- **Required work**
Return all entries precisely as they stand, without the images.

□ □ □ □ □ □ □

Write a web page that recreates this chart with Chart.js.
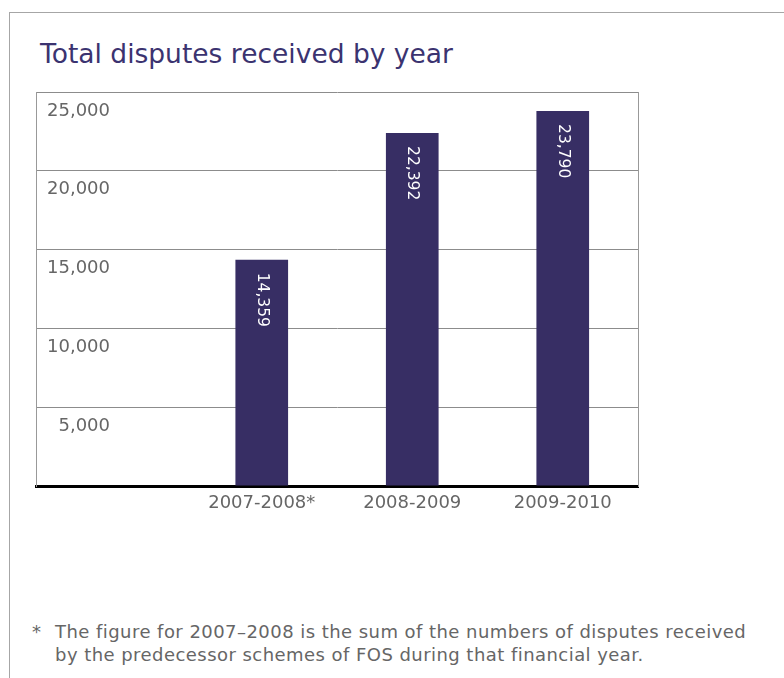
<!DOCTYPE html>
<html>
<head>
<meta charset="utf-8">
<script src="https://cdn.jsdelivr.net/npm/chart.js@4.4.0/dist/chart.umd.min.js"></script>
<style>
html,body{margin:0;padding:0;background:#fff;width:784px;height:678px;overflow:hidden;}
#frame{position:absolute;left:9px;top:12px;width:775px;height:666px;border-top:1px solid #a6a6a6;border-left:1px solid #a6a6a6;box-sizing:border-box;}
#title{position:absolute;left:40px;top:39px;font-family:"DejaVu Sans";font-size:26.5px;line-height:30px;color:#3b3370;white-space:nowrap;}
#wrap{position:absolute;left:0;top:0;width:784px;height:540px;}
#note{position:absolute;left:32px;top:620px;font-family:"DejaVu Sans";font-size:18px;letter-spacing:0.45px;line-height:23px;color:#666;white-space:nowrap;}
#note .star{position:absolute;left:0;top:0;}
#note .txt{position:absolute;left:23px;top:0;}
</style>
</head>
<body>
<div id="frame"></div>
<div id="title">Total disputes received by year</div>
<div id="wrap"><canvas id="c" width="784" height="540"></canvas></div>
<div id="note"><span class="star">*</span><span class="txt">The figure for 2007–2008 is the sum of the numbers of disputes received<br>by the predecessor schemes of FOS during that financial year.</span></div>
<script>
const categories = ['', '2007-2008*', '2008-2009', '2009-2010'];
const disputes = [null, 14359, 22392, 23790];
const yMin = 0, yMax = 25000, yStep = 5000;

const FONT = '"DejaVu Sans"';
Chart.defaults.font.family = FONT;

const tickFontSize = 18;
const mctx = document.createElement('canvas').getContext('2d');
mctx.font = tickFontSize + 'px ' + FONT;
const widest = mctx.measureText('25,000').width;

const valueLabels = {
  id: 'valueLabels',
  afterDatasetsDraw(chart) {
    const ctx = chart.ctx;
    const meta = chart.getDatasetMeta(0);
    meta.data.forEach((bar, i) => {
      const v = disputes[i];
      if (v == null) return;
      ctx.save();
      ctx.translate(bar.x, bar.y + 13);
      ctx.rotate(Math.PI / 2);
      ctx.fillStyle = '#ffffff';
      ctx.font = '15.5px ' + FONT;
      ctx.textAlign = 'left';
      ctx.textBaseline = 'middle';
      ctx.fillText(v.toLocaleString('en-US'), 0, 0);
      ctx.restore();
    });
  }
};

new Chart(document.getElementById('c'), {
  type: 'bar',
  data: {
    labels: categories,
    datasets: [{
      data: disputes,
      backgroundColor: '#372e64',
      borderWidth: 0,
      barPercentage: 0.35,
      categoryPercentage: 1.0
    }]
  },
  options: {
    responsive: false,
    animation: false,
    layout: { padding: { left: 36, right: 146, top: 92, bottom: 14 } },
    plugins: { legend: { display: false }, tooltip: { enabled: false } },
    scales: {
      x: {
        grid: { display: false, drawTicks: false },
        border: { display: true, color: '#000', width: 3 },
        ticks: { color: '#666', font: { size: tickFontSize }, padding: 7, maxRotation: 0 },
        afterFit: s => { s.height = 40; }
      },
      y: {
        min: yMin, max: yMax,
        grid: { color: '#8c8c8c', lineWidth: 1, drawTicks: false },
        border: { display: true, color: '#999', width: 1 },
        ticks: {
          stepSize: yStep,
          mirror: true,
          crossAlign: 'far',
          padding: 74 - widest,
          labelOffset: 19,
          color: '#666',
          font: { size: tickFontSize },
          callback: v => v === 0 ? '' : v.toLocaleString('en-US')
        },
        afterFit: s => { s.width = 0; }
      },
      y2: {
        position: 'right',
        min: yMin, max: yMax,
        grid: { display: false, drawTicks: false },
        border: { display: true, color: '#999', width: 1 },
        ticks: { display: false },
        afterFit: s => { s.width = 0; }
      }
    }
  },
  plugins: [valueLabels]
});
</script>
</body>
</html>
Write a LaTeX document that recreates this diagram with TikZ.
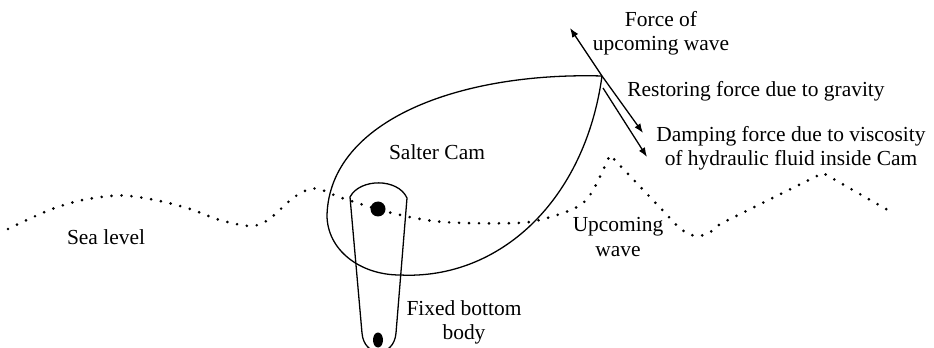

□ □ □ □ □ □ □

- **Written reply**
Write a web page that recreates this chart with Chart.js.
<!DOCTYPE html>
<html>
<head>
<meta charset="utf-8">
<script src="https://cdn.jsdelivr.net/npm/chart.js@4.4.0/dist/chart.umd.min.js"></script>
<style>
html,body{margin:0;padding:0;background:#fff;width:784px;height:678px;overflow:hidden;}
#frame{position:absolute;left:9px;top:12px;width:775px;height:666px;border-top:1px solid #a6a6a6;border-left:1px solid #a6a6a6;box-sizing:border-box;}
#title{position:absolute;left:40px;top:39px;font-family:"DejaVu Sans";font-size:26.5px;line-height:30px;color:#3b3370;white-space:nowrap;}
#wrap{position:absolute;left:0;top:0;width:784px;height:540px;}
#note{position:absolute;left:32px;top:620px;font-family:"DejaVu Sans";font-size:18px;letter-spacing:0.45px;line-height:23px;color:#666;white-space:nowrap;}
#note .star{position:absolute;left:0;top:0;}
#note .txt{position:absolute;left:23px;top:0;}
</style>
</head>
<body>
<div id="frame"></div>
<div id="title">Total disputes received by year</div>
<div id="wrap"><canvas id="c" width="784" height="540"></canvas></div>
<div id="note"><span class="star">*</span><span class="txt">The figure for 2007–2008 is the sum of the numbers of disputes received<br>by the predecessor schemes of FOS during that financial year.</span></div>
<script>
const categories = ['', '2007-2008*', '2008-2009', '2009-2010'];
const disputes = [null, 14359, 22392, 23790];
const yMin = 0, yMax = 25000, yStep = 5000;

const FONT = '"DejaVu Sans"';
Chart.defaults.font.family = FONT;

const tickFontSize = 18;
const mctx = document.createElement('canvas').getContext('2d');
mctx.font = tickFontSize + 'px ' + FONT;
const widest = mctx.measureText('25,000').width;

const valueLabels = {
  id: 'valueLabels',
  afterDatasetsDraw(chart) {
    const ctx = chart.ctx;
    const meta = chart.getDatasetMeta(0);
    meta.data.forEach((bar, i) => {
      const v = disputes[i];
      if (v == null) return;
      ctx.save();
      ctx.translate(bar.x, bar.y + 13);
      ctx.rotate(Math.PI / 2);
      ctx.fillStyle = '#ffffff';
      ctx.font = '15.5px ' + FONT;
      ctx.textAlign = 'left';
      ctx.textBaseline = 'middle';
      ctx.fillText(v.toLocaleString('en-US'), 0, 0);
      ctx.restore();
    });
  }
};

new Chart(document.getElementById('c'), {
  type: 'bar',
  data: {
    labels: categories,
    datasets: [{
      data: disputes,
      backgroundColor: '#372e64',
      borderWidth: 0,
      barPercentage: 0.35,
      categoryPercentage: 1.0
    }]
  },
  options: {
    responsive: false,
    animation: false,
    layout: { padding: { left: 36, right: 146, top: 92, bottom: 14 } },
    plugins: { legend: { display: false }, tooltip: { enabled: false } },
    scales: {
      x: {
        grid: { display: false, drawTicks: false },
        border: { display: true, color: '#000', width: 3 },
        ticks: { color: '#666', font: { size: tickFontSize }, padding: 7, maxRotation: 0 },
        afterFit: s => { s.height = 40; }
      },
      y: {
        min: yMin, max: yMax,
        grid: { color: '#8c8c8c', lineWidth: 1, drawTicks: false },
        border: { display: true, color: '#999', width: 1 },
        ticks: {
          stepSize: yStep,
          mirror: true,
          crossAlign: 'far',
          padding: 74 - widest,
          labelOffset: 19,
          color: '#666',
          font: { size: tickFontSize },
          callback: v => v === 0 ? '' : v.toLocaleString('en-US')
        },
        afterFit: s => { s.width = 0; }
      },
      y2: {
        position: 'right',
        min: yMin, max: yMax,
        grid: { display: false, drawTicks: false },
        border: { display: true, color: '#999', width: 1 },
        ticks: { display: false },
        afterFit: s => { s.width = 0; }
      }
    }
  },
  plugins: [valueLabels]
});
</script>
</body>
</html>
Write a LaTeX document that recreates this diagram with TikZ.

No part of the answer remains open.